→ PROBLEM REQUIREMENTS
Set down the data below without change, skipping the pictures it holds.

══════════════════════════════

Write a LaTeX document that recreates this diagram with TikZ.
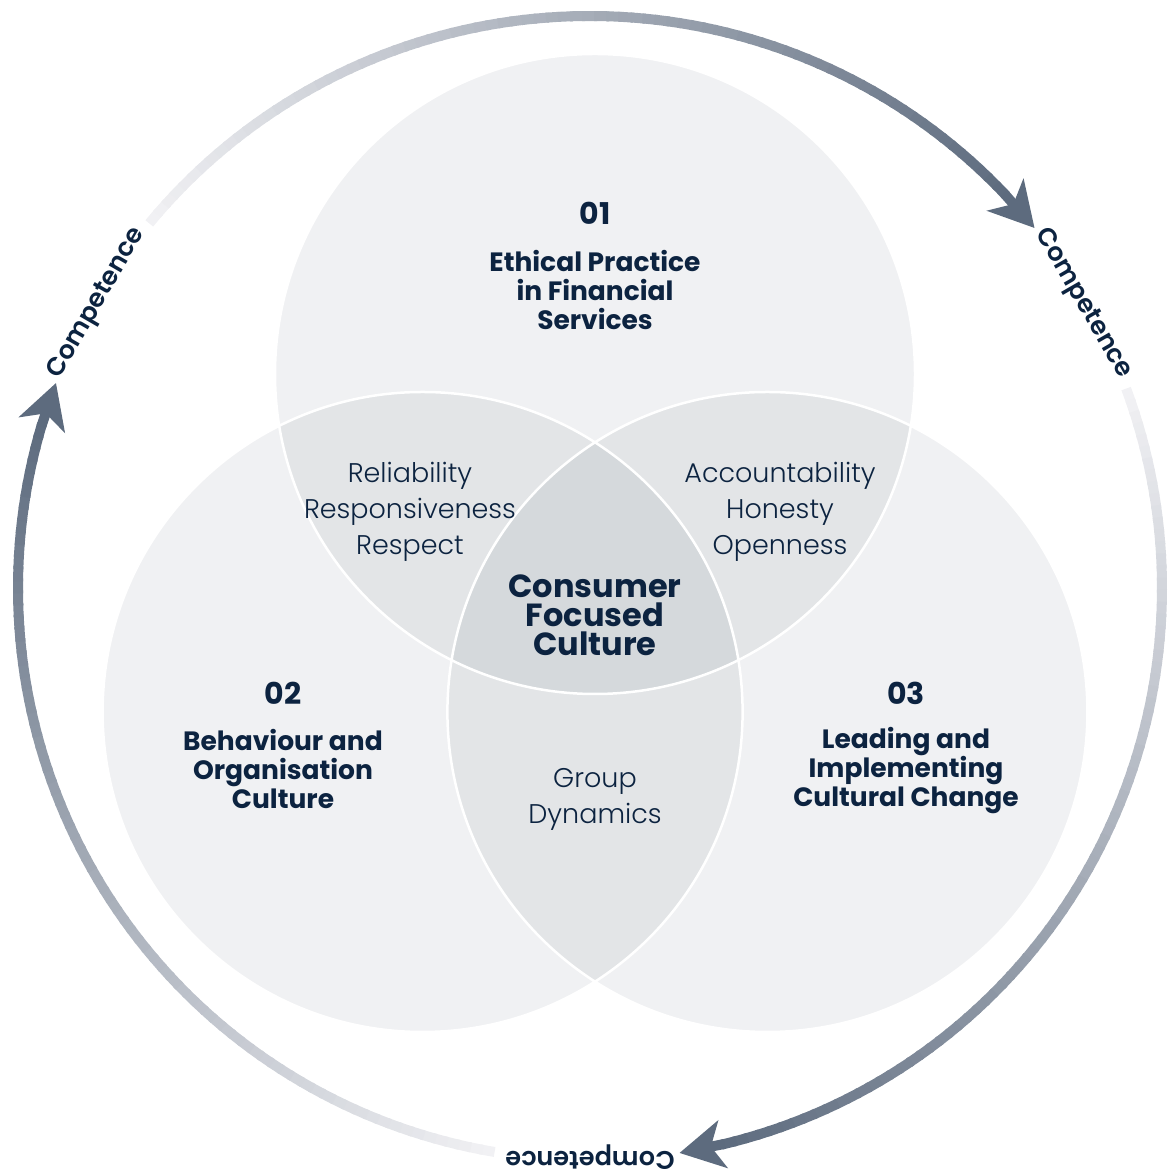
\documentclass[tikz,border=0pt]{standalone}
\usepackage{fontspec}
\setmainfont{Poppins}
\IfFontExistsTF{Poppins Light}{\newfontfamily\poplight{Poppins Light}}{\newfontfamily\poplight{Poppins}}
\IfFontExistsTF{Poppins SemiBold}{\newfontfamily\popsemi{Poppins SemiBold}}{\newfontfamily\popsemi{Poppins}[FakeBold=1.5]}
\usetikzlibrary{arrows.meta}
\definecolor{navy}{HTML}{0C2340}
\definecolor{cbase}{HTML}{F0F1F3}
\definecolor{cmid}{HTML}{E3E5E7}
\definecolor{ccore}{HTML}{D5D9DC}
\definecolor{ringdark}{HTML}{5D6B7E}
\definecolor{ringlight}{HTML}{F1F1F4}
\tikzset{
  numlbl/.style={inner sep=0pt, text=navy, font=\fontsize{30}{30}\selectfont\bfseries},
  head/.style={inner sep=0pt, align=center, text=navy, font=\fontsize{26.5}{29}\selectfont\bfseries},
  corelbl/.style={inner sep=0pt, align=center, text=navy, font=\fontsize{32}{29}\selectfont\bfseries},
  trait/.style={inner sep=0pt, align=center, text=navy, font=\poplight\fontsize{27}{36}\selectfont},
  comp/.style={inner sep=0pt, text=navy, font=\popsemi\fontsize{25.5}{25.5}\selectfont},
}
\begin{document}
\begin{tikzpicture}[x=1pt,y=1pt]
\useasboundingbox (0,0) rectangle (1168,1174);
\coordinate (T) at (595,800);
\coordinate (L) at (422.6,462);
\coordinate (R) at (767.4,462);
\coordinate (O) at (590,586);
\def\rr{320}
% circles
\fill[cbase] (T) circle[radius=\rr];
\fill[cbase] (L) circle[radius=\rr];
\fill[cbase] (R) circle[radius=\rr];
\begin{scope}\clip (T) circle[radius=\rr];
  \fill[cmid] (L) circle[radius=\rr];
  \fill[cmid] (R) circle[radius=\rr];
\end{scope}
\begin{scope}\clip (L) circle[radius=\rr];
  \fill[cmid] (R) circle[radius=\rr];
\end{scope}
\begin{scope}\clip (T) circle[radius=\rr]; \clip (L) circle[radius=\rr];
  \fill[ccore] (R) circle[radius=\rr];
\end{scope}
\draw[white, line width=2.5pt] (T) circle[radius=\rr] (L) circle[radius=\rr] (R) circle[radius=\rr];
% ring
\foreach \a [count=\k] in {150,30,-90}{
  \pgfmathsetmacro\s{\a-9.6}
  \pgfmathsetmacro\tip{\a-111}
  \pgfmathsetmacro\e{\tip+4.6}
  \foreach \i in {0,...,79}{
    \pgfmathsetmacro\ta{\s+(\e-\s)*\i/80}
    \pgfmathsetmacro\tb{\s+(\e-\s)*(\i+1)/80-0.3}
    \pgfmathtruncatemacro\p{100*(\i+0.5)/80}
    \draw[line width=10pt, color=ringdark!\p!ringlight] ([shift={(\ta:572)}]O) arc[start angle=\ta, end angle=\tb, radius=572];
  }
  \draw[line width=10pt, ringdark, -{Stealth[length=44pt,width=48pt,inset=12pt]}] ([shift={(\e:572)}]O) -- ([shift={(\tip:572)}]O);
  \node[comp, rotate=\a-90] (comp\k) at ([shift={(\a:569)}]O) {Competence};
}
% texts
\node[numlbl] (n1) at (595,961) {01};
\node[head] (h1) at (595,884) {Ethical Practice\\in Financial\\Services};
\node[corelbl] (core) at (595,559) {Consumer\\Focused\\Culture};
\node[numlbl] (n2) at (283,481) {02};
\node[head] (h2) at (283,405) {Behaviour and\\Organisation\\Culture};
\node[numlbl] (n3) at (906,481) {03};
\node[head] (h3) at (906,403) {Leading and\\Implementing\\Cultural Change};
\node[trait] (t12) at (410,662) {Reliability\\Responsiveness\\Respect};
\node[trait] (t13) at (780,662) {Accountability\\Honesty\\Openness};
\node[trait] (t23) at (595,375) {Group\\Dynamics};
\end{tikzpicture}
\end{document}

══════════════════════════════

→ RESULT OF THE EXERCISE
Write a LaTeX document that recreates this diagram with TikZ.
\documentclass[tikz,border=0pt]{standalone}
\usepackage{fontspec}
\setmainfont{Poppins}
\IfFontExistsTF{Poppins Light}{\newfontfamily\poplight{Poppins Light}}{\newfontfamily\poplight{Poppins}}
\IfFontExistsTF{Poppins SemiBold}{\newfontfamily\popsemi{Poppins SemiBold}}{\newfontfamily\popsemi{Poppins}[FakeBold=1.5]}
\usetikzlibrary{arrows.meta}
\definecolor{navy}{HTML}{0C2340}
\definecolor{cbase}{HTML}{F0F1F3}
\definecolor{cmid}{HTML}{E3E5E7}
\definecolor{ccore}{HTML}{D5D9DC}
\definecolor{ringdark}{HTML}{5D6B7E}
\definecolor{ringlight}{HTML}{F1F1F4}
\tikzset{
  numlbl/.style={inner sep=0pt, text=navy, font=\fontsize{30}{30}\selectfont\bfseries},
  head/.style={inner sep=0pt, align=center, text=navy, font=\fontsize{26.5}{29}\selectfont\bfseries},
  corelbl/.style={inner sep=0pt, align=center, text=navy, font=\fontsize{32}{29}\selectfont\bfseries},
  trait/.style={inner sep=0pt, align=center, text=navy, font=\poplight\fontsize{27}{36}\selectfont},
  comp/.style={inner sep=0pt, text=navy, font=\popsemi\fontsize{25.5}{25.5}\selectfont},
}
\begin{document}
\begin{tikzpicture}[x=1pt,y=1pt]
\useasboundingbox (0,0) rectangle (1168,1174);
\coordinate (T) at (595,800);
\coordinate (L) at (422.6,462);
\coordinate (R) at (767.4,462);
\coordinate (O) at (590,586);
\def\rr{320}
% circles
\fill[cbase] (T) circle[radius=\rr];
\fill[cbase] (L) circle[radius=\rr];
\fill[cbase] (R) circle[radius=\rr];
\begin{scope}\clip (T) circle[radius=\rr];
  \fill[cmid] (L) circle[radius=\rr];
  \fill[cmid] (R) circle[radius=\rr];
\end{scope}
\begin{scope}\clip (L) circle[radius=\rr];
  \fill[cmid] (R) circle[radius=\rr];
\end{scope}
\begin{scope}\clip (T) circle[radius=\rr]; \clip (L) circle[radius=\rr];
  \fill[ccore] (R) circle[radius=\rr];
\end{scope}
\draw[white, line width=2.5pt] (T) circle[radius=\rr] (L) circle[radius=\rr] (R) circle[radius=\rr];
% ring
\foreach \a [count=\k] in {150,30,-90}{
  \pgfmathsetmacro\s{\a-9.6}
  \pgfmathsetmacro\tip{\a-111}
  \pgfmathsetmacro\e{\tip+4.6}
  \foreach \i in {0,...,79}{
    \pgfmathsetmacro\ta{\s+(\e-\s)*\i/80}
    \pgfmathsetmacro\tb{\s+(\e-\s)*(\i+1)/80-0.3}
    \pgfmathtruncatemacro\p{100*(\i+0.5)/80}
    \draw[line width=10pt, color=ringdark!\p!ringlight] ([shift={(\ta:572)}]O) arc[start angle=\ta, end angle=\tb, radius=572];
  }
  \draw[line width=10pt, ringdark, -{Stealth[length=44pt,width=48pt,inset=12pt]}] ([shift={(\e:572)}]O) -- ([shift={(\tip:572)}]O);
  \node[comp, rotate=\a-90] (comp\k) at ([shift={(\a:569)}]O) {Competence};
}
% texts
\node[numlbl] (n1) at (595,961) {01};
\node[head] (h1) at (595,884) {Ethical Practice\\in Financial\\Services};
\node[corelbl] (core) at (595,559) {Consumer\\Focused\\Culture};
\node[numlbl] (n2) at (283,481) {02};
\node[head] (h2) at (283,405) {Behaviour and\\Organisation\\Culture};
\node[numlbl] (n3) at (906,481) {03};
\node[head] (h3) at (906,403) {Leading and\\Implementing\\Cultural Change};
\node[trait] (t12) at (410,662) {Reliability\\Responsiveness\\Respect};
\node[trait] (t13) at (780,662) {Accountability\\Honesty\\Openness};
\node[trait] (t23) at (595,375) {Group\\Dynamics};
\end{tikzpicture}
\end{document}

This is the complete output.